Reputation: 4050
I have n
variables (Var 1 ... Var n
) and do not know their exact values. The n choose 2
pairwise ordering between these n
variables are known. For instance, it is known that Var 5 <= Var 9
, Var 9 <= Var 10
and so on for all pairs. Further, it is also known that these pairwise orderings are consistent and do not lead to a degenerate case of equality throughout. That is, in the above example the inequality Var 10 <= Var 5
will not be present.
What is the most efficient sorting algorithm for such problems which gives a sorting of all variables?
Upvotes: 3
Views: 1055
Reputation: 2075
The question is not so much how to sort (use the standard sort of your language) but how to feed the sort criterion to the sorting algorithm.
In most languages you need to provide a int comparison (T a, T b)

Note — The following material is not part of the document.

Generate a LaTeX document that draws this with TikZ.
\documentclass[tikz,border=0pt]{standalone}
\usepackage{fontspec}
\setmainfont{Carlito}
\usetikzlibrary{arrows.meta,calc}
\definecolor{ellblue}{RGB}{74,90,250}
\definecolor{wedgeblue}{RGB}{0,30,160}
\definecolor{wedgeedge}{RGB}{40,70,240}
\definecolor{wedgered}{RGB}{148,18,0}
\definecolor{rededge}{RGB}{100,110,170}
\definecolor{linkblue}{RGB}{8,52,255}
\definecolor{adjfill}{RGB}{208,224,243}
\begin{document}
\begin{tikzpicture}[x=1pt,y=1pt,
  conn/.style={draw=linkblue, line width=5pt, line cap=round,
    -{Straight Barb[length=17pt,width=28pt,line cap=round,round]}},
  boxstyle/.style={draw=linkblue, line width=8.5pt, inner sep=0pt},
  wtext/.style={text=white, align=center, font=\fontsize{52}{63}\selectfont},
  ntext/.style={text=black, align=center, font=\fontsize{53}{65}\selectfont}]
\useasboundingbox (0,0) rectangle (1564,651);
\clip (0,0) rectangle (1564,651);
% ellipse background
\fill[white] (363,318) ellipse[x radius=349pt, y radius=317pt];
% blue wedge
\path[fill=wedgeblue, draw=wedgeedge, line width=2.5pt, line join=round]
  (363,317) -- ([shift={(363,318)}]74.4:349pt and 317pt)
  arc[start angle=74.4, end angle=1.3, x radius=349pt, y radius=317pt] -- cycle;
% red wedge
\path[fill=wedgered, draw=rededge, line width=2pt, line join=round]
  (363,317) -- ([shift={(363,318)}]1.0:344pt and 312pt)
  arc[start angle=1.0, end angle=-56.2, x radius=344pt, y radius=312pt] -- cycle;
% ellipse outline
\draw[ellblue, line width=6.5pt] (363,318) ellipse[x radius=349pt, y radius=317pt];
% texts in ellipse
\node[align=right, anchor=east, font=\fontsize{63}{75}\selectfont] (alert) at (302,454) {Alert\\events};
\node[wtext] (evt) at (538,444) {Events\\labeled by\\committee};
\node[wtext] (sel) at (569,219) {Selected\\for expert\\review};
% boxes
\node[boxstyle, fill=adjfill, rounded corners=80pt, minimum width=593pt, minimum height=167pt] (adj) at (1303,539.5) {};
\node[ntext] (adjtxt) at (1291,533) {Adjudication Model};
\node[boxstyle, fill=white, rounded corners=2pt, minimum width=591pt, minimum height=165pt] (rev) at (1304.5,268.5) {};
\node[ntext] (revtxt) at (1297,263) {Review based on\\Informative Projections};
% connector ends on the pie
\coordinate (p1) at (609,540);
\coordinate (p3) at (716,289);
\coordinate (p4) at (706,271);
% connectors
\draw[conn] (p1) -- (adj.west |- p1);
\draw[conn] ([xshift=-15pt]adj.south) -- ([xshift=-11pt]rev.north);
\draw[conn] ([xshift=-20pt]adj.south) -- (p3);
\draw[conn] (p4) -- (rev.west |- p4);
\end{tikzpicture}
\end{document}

where T is the type of elements, that returns -1, 0 or 1 depending on who is larger.
So you need a fast access to the data structure storing (all) pairwise orderings, given a pair of elements.
So the question is not so much will Var 10 <= Var 5
be present (inconsistent) but more is Var 5 <= Var 10
ensured to be present ? If this is the case, you can test presence of the constraint in O(1) with a hash set of pairs of elements, otherwise, you need to find a transitive relationship between a and b, which might not even exist (it's unclear from OP if we are talking of a partial or total order, i.e. for all a,b we ensure a < b or b < a or a = b (total order).
With roughly worst case N^2 entries, this hash is pretty big. Building it still requires exploring transitive links which is costly.
Following links probably means a map of elements to sets of (immediately) smaller elements, when comparing a to b, if (map(a) contains b) or (map(b) contains a) you can answer immediately, otherwise you need to recurse on the elements of map(a) and map(b), with pretty bad complexity. Ultimately you'll still be cumulating sets of smaller values to build your test.
Perhaps if you have a low number of constraints a <= b
, just applying a permutation of a and b when they do not respect the constraint and iterating over the constraints to fixpoint (all constraints applied in one full round with no effect) could be more efficient. At least it's O(1) in memory.
A variant of that could be sorting using a stable sort (preserves order of incomparable entries) several times with subsets of the constraints.
Last idea, computing a Max with your input data is O(number of constraints), so you could just repeatedly compute the Max, add it at the end of the target, remove constraints that use it, rinse and repeat. I'd use a stack to store the largest element up to a given constraint index, so you can backtrack to that rather than restart from scratch.
Upvotes: 3
Reputation: 2999
Pairwise ordering is the only thing that any (comparison-based) sort needs anyway, so your question boils down to "what's the most efficient comparison-based sorting algorithm".
In answer to that, I recommend you look into Quicksort, Heapsort, Timsort, possibly Mergesort and see what will work well for your case in terms of memory requirements, programming complexity etc.
I find Quicksort the quickest to implement for a once-off program.